Texas Court of Appeals (El Paso): An Association and its property manager were held jointly liable
Texas Court of Appeals (El Paso): An Association and its property manager were held jointly liable for failure to implement repairs recommended in a reserve study, even though the members of the Association voted down an attempted special assessment to fund the necessary repairs.
Lakeside Village Homeowners Ass’n v. Belanger, 08-15-00214-CV (Tex. Ct. App. June 14, 2017)
Townhome unit owners filed suit for trespass and negligence against their owners association, property manager, and management agent for improperly maintaining and repairing a retaining wall and associated common area adjacent to a townhome duplex. The unit owners alleged that the improper maintenance and repair allowing the common area to divert surface and subsurface water towards the townhome property, which caused damage to the townhomes by way of soils movement-induced foundation damage.
Two reserve studies performed by the management company in 2005 and 2010 revealed that a railroad-tie retaining wall running throughout the 498-unit community was structurally deficient and failing, and each reserve study recommended an immediate replacement of the railroad-ties with a concrete retaining wall. The Association did not have sufficient reserve funds to address all of the repairs recommended in the reserve studies. In 2011, the Association sought a special assessment to contribute to the reserve account to fund the recommended repairs, but the members voted against the special assessment.
The jury awarded actual damages to the homeowner Plaintiffs of approximately $100,000 for physical damage to their townhome units occasioned by the failure to repair and replace the retaining wall, and an additional award of prejudgment interest and attorneys fees was attached to the judgment. On appeal, the Court of Appeals upheld the jury verdict and entry of judgment. The Association is still responsible for the retaining wall repairs.

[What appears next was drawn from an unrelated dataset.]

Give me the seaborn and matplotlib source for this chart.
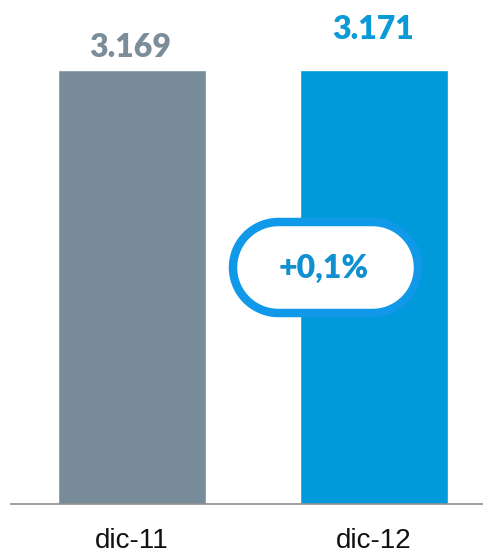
import matplotlib
matplotlib.use("Agg")
import matplotlib.pyplot as plt
from matplotlib.patches import Polygon
import numpy as np
import seaborn as sns

# Data
periods = ["dic-11", "dic-12"]
values = [3.169, 3.171]
value_labels = ["3.169", "3.171"]
change_label = "+0,1%"

bar_colors = ["#778C98", "#009ADA"]
label_colors = ["#7A8D98", "#0A9AD8"]

sns.set_theme(style="white")
plt.rcParams["font.family"] = ["Liberation Sans", "DejaVu Sans"]

fig = plt.figure(figsize=(4.83, 5.54), dpi=100)
ax = fig.add_axes([11 / 483, 50 / 554, 472 / 483, 504 / 554])

sns.barplot(x=periods, y=values, hue=periods, palette=bar_colors,
            width=0.612, saturation=1, legend=False, ax=ax)

ax.set_xlim(-0.5, 1.4504)
ax.set_ylim(0, 3.681)
ax.set_xlabel("")
ax.set_ylabel("")
ax.set_yticks([])
for side in ["top", "right", "left"]:
    ax.spines[side].set_visible(False)
ax.spines["bottom"].set_color("#8C8C8C")
ax.spines["bottom"].set_linewidth(1.2)
ax.tick_params(axis="x", length=0, pad=17, labelsize=20, labelcolor="#111111")

# value labels above the bars
offsets = [16, 29]
for i, (v, txt) in enumerate(zip(values, value_labels)):
    ax.annotate(txt, xy=(i, v), xytext=(-1, offsets[i]), textcoords="offset points",
                ha="center", va="center", fontsize=23, fontweight="heavy",
                family=["Lato", "DejaVu Sans"], color=label_colors[i])


def pill_outline(x0, y0, w, h, n=60):
    """Stadium outline with true semicircular ends, as polygon vertices."""
    r = h / 2
    yc = y0 + r
    t_right = np.linspace(-np.pi / 2, np.pi / 2, n)
    t_left = np.linspace(np.pi / 2, 3 * np.pi / 2, n)
    right = np.column_stack([x0 + w - r + r * np.cos(t_right), yc + r * np.sin(t_right)])
    left = np.column_stack([x0 + r + r * np.cos(t_left), yc + r * np.sin(t_left)])
    return np.vstack([right, left])


# pill with the year-on-year change (inch coordinates)
pill = Polygon(pill_outline(2.33, 2.41, 1.85, 0.91), closed=True,
               transform=fig.dpi_scale_trans, facecolor="white",
               edgecolor="#0F99E8", linewidth=6.1, joinstyle="round", zorder=5)
fig.patches.append(pill)
fig.text(3.235, 2.855, change_label, transform=fig.dpi_scale_trans,
         ha="center", va="center", fontsize=23, fontweight="heavy",
         family=["Lato", "DejaVu Sans"], color="#1090D0", zorder=6)

fig.savefig("out.png", dpi=100)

Homeowners associations, their boards of directors, and their property managers must be vigilant in evaluating the condition of the common areas in the community to determine whether a portion of the community was defectively constructed by the original builder/developer. By failing to initially identify the construction defect from the 2005 reserve study, and seeking to simply repair the property by special assessment, the Association and the property manager become liable to the unit owners for damage to their property even though the Association and property manager sought to specially assess the members of the Association to pay for the needed repairs. A construction defect suit, brought in 2005, could have funded the necessary repairs and avoided the property damage suffered by the homeowners.